Pria bertubuh tinggi-besar itu berkisah, saat duduk di bangku kelas tiga Sekolah Menengah Atas Negeri (SMAN) Beureunun, Pidie, Aceh, di penghujung tahun 1986, ia pergi ke salah satu toko buku yang ada di depan sekolahnya. Ketika tengah memilih buku untuk dibeli, ia menemukan sebuah buku yang ditaruh di rak depan. Judulnya: Bumi Manusia.

Ia penasaran dengan judul buku tersebut. Sepertinya, itu buku ilmu alam (Geografi), bumi, manusia, pikirnya.
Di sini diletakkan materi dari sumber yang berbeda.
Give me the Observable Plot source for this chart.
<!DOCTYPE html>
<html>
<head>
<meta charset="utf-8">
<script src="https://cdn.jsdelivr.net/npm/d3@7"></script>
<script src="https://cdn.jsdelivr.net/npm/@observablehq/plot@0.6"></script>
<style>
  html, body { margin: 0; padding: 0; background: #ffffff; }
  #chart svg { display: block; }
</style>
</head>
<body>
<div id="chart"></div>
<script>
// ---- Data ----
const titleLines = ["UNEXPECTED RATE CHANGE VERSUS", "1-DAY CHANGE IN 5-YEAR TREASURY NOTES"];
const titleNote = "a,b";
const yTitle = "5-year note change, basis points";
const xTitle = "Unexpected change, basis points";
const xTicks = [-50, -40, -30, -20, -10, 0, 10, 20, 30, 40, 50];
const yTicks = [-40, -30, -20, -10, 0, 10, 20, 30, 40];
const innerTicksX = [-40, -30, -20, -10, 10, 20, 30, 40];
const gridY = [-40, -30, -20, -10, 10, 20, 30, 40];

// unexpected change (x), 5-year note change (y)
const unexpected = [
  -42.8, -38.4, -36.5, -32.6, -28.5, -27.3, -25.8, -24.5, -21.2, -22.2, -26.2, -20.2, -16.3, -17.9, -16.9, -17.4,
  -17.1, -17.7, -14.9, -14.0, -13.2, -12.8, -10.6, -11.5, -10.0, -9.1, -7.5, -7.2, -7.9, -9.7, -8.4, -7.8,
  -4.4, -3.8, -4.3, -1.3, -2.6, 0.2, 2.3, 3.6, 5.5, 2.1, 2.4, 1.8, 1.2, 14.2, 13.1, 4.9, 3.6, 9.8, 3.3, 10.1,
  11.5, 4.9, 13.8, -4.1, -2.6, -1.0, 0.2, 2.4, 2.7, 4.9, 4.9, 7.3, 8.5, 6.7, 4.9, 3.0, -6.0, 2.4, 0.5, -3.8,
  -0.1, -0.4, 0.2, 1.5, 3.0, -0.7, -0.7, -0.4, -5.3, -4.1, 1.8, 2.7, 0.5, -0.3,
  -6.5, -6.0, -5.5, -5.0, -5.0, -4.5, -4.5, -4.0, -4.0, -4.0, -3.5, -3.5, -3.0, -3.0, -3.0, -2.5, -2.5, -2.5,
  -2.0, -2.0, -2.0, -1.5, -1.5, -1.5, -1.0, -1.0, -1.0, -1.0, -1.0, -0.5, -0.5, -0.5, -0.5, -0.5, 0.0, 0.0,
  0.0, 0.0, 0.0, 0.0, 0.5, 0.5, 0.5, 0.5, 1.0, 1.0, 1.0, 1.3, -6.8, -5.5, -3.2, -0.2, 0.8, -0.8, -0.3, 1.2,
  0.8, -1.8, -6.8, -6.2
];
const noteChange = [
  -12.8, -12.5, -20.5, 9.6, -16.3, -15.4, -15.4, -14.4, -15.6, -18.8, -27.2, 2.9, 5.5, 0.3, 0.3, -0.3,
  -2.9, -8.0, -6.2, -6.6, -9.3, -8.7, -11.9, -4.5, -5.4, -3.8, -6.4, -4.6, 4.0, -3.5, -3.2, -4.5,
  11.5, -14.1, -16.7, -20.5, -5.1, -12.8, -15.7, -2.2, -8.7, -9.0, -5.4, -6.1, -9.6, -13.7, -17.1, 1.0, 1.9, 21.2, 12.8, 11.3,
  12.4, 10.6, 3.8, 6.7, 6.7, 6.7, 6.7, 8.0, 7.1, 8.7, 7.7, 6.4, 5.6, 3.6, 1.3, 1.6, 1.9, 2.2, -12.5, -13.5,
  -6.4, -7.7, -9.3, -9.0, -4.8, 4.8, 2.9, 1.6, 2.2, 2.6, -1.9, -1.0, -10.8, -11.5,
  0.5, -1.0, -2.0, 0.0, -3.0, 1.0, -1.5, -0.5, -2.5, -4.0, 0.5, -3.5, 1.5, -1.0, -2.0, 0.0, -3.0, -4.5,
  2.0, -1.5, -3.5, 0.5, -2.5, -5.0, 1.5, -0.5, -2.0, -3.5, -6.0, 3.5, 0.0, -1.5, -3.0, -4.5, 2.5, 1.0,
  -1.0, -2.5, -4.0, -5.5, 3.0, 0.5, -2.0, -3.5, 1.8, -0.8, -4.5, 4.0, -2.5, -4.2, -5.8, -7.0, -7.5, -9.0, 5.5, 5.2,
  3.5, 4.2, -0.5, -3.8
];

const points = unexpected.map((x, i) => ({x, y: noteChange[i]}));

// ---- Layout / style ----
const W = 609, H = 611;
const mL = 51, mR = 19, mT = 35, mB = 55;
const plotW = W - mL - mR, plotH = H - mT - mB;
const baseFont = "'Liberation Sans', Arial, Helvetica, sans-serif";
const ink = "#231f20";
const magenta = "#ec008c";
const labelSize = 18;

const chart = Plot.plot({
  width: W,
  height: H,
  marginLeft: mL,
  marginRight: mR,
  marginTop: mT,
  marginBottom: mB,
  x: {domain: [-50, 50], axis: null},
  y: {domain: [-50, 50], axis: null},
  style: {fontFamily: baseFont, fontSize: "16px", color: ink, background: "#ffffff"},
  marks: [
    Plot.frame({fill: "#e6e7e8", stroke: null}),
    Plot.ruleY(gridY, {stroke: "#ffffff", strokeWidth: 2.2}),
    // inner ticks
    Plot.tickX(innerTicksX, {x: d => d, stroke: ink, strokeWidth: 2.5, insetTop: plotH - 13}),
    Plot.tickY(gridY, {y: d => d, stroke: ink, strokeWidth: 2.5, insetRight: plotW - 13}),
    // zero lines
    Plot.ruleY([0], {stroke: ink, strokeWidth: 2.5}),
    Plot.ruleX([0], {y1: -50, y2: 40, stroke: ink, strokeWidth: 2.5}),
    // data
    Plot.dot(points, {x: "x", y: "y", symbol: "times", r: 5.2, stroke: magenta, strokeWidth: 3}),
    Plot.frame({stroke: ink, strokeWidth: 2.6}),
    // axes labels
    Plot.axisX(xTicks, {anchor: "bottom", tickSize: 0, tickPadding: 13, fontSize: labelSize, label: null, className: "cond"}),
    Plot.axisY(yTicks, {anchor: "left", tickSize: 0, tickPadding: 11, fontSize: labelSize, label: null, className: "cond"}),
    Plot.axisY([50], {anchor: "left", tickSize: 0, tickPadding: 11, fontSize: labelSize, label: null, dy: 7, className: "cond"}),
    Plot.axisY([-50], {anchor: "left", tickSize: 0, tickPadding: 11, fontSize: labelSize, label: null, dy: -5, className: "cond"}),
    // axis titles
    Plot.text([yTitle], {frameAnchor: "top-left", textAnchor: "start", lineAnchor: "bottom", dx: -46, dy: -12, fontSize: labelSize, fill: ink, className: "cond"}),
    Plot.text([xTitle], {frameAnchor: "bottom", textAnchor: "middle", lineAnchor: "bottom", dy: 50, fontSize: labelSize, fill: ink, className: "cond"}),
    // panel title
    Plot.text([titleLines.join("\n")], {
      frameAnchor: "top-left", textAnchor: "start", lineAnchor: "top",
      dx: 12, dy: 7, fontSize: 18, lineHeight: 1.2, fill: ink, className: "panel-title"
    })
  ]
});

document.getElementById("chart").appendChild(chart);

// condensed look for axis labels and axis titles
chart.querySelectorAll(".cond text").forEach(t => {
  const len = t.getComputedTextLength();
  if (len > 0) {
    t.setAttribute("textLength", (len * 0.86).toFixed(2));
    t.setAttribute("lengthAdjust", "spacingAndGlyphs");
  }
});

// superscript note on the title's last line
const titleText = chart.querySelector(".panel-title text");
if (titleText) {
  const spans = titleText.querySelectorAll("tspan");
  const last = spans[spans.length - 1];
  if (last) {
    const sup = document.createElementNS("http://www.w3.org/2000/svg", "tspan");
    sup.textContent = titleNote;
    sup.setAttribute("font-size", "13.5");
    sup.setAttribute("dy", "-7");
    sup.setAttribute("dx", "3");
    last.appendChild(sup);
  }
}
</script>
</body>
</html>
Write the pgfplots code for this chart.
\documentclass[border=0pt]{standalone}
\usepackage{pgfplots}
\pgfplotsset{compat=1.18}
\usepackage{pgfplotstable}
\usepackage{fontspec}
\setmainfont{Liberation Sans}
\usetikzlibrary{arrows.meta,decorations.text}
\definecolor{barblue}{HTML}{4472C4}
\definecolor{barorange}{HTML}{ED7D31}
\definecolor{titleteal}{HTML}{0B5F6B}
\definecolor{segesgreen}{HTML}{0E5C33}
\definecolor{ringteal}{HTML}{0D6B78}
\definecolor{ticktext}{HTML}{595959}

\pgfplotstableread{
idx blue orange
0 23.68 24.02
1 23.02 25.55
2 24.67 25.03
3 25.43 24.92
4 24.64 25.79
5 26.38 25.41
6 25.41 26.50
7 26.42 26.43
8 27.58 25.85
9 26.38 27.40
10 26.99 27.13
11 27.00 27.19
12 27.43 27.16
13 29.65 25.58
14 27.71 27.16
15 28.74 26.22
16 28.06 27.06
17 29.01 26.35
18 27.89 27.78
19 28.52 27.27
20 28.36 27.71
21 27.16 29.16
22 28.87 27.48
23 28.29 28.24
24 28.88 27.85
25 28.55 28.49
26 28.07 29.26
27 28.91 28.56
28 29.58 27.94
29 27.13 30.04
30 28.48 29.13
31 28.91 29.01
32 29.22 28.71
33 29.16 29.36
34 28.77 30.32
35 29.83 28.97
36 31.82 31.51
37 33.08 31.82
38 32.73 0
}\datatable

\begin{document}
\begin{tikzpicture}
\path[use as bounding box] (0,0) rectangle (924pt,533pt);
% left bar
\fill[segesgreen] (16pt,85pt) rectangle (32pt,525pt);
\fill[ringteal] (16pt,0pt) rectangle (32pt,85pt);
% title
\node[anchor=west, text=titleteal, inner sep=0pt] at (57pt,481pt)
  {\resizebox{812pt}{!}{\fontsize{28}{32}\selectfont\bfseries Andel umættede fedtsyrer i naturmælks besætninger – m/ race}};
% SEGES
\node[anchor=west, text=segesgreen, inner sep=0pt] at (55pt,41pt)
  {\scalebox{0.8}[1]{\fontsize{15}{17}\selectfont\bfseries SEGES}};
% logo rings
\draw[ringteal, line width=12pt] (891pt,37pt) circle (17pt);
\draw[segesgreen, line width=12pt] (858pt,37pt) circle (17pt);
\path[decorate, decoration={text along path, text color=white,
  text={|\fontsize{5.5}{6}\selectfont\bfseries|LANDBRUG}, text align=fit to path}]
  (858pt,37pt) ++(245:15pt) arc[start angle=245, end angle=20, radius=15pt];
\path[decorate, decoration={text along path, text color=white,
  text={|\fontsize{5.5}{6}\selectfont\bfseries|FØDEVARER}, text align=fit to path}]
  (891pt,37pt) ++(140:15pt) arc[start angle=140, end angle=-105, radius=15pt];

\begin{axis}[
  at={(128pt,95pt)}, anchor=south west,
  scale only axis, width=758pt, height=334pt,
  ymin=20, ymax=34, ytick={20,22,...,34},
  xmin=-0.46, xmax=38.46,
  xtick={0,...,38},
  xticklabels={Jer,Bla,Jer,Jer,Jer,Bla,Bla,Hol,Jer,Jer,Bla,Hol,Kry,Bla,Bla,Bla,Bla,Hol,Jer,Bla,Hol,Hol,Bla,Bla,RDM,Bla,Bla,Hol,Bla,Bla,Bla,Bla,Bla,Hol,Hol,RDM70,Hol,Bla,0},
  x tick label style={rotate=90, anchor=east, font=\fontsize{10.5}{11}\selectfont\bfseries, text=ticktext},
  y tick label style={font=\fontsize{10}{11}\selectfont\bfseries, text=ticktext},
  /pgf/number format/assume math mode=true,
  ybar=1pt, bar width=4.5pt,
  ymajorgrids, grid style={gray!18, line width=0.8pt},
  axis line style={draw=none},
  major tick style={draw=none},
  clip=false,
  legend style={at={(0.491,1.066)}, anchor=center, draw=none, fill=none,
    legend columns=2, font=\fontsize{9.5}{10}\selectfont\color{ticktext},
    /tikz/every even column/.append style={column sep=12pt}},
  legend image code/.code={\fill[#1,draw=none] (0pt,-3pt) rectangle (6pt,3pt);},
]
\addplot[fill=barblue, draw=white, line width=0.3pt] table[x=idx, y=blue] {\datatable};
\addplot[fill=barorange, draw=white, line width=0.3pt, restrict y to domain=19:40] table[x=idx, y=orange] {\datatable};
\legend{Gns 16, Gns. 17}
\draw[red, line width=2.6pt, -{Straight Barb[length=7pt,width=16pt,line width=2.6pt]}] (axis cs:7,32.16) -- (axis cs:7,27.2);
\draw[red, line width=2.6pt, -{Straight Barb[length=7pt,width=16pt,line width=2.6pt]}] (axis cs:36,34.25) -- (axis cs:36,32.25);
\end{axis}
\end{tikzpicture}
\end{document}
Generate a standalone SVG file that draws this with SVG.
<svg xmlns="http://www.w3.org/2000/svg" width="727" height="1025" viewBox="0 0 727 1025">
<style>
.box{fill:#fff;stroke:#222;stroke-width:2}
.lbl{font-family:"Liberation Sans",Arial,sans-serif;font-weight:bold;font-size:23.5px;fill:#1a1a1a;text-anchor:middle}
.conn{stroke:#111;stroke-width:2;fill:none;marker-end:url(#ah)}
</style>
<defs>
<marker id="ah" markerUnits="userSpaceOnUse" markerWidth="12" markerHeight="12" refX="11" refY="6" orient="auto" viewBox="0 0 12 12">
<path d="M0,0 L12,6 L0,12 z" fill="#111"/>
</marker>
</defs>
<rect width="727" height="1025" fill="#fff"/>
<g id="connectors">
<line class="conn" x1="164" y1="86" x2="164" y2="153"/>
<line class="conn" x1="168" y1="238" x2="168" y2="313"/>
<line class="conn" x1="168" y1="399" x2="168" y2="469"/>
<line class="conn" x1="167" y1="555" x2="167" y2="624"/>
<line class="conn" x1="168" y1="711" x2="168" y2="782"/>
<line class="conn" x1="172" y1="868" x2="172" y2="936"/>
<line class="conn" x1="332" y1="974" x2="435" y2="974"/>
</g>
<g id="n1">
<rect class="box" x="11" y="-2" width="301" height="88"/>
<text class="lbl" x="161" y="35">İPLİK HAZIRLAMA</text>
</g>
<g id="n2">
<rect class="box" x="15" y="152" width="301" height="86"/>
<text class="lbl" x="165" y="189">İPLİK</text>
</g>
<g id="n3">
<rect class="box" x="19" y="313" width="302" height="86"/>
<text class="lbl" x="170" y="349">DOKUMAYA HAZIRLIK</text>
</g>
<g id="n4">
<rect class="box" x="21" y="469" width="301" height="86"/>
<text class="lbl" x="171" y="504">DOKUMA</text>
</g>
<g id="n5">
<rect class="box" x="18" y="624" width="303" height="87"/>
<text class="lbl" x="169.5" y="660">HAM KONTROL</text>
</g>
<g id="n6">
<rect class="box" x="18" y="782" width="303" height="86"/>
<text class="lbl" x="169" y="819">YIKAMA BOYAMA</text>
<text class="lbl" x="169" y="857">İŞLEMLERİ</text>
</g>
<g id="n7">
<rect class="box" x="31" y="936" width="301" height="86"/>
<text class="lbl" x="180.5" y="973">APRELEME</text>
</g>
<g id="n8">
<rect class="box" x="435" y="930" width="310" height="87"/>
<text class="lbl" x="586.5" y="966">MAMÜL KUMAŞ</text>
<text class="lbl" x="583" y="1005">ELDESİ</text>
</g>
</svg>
Musmarwan lalu membeli buku itu. Sesampainya di rumah, ketika ia mulai membacanya, baru ia tahu kalau buku yang ia beli tersebut adalah sebuah novel sejarah karya Pramoedya Ananta Toer. Bukan buku pelajaran sejenis Geografi.

 “Saya suka ceritanya,” ungkap Musmarwan, terkekeh. “Saat itu saya pun belum begitu tahu siapa itu Pramoedya.”

Setelah menamatkan SMA, Musmarwan hijjrah ke Medan, Sumatera Utara. Ia melanjutkan studi di Fakultas Psikologi, Universitas Medan Area. Fakultas Psikologi tempatnya sempat tercatat sebagai mahasiswa, kata Musmarwan, adalah Fakultas Psikologi pertama di luar Pulau Jawa yang diizinkan oleh Orde Baru.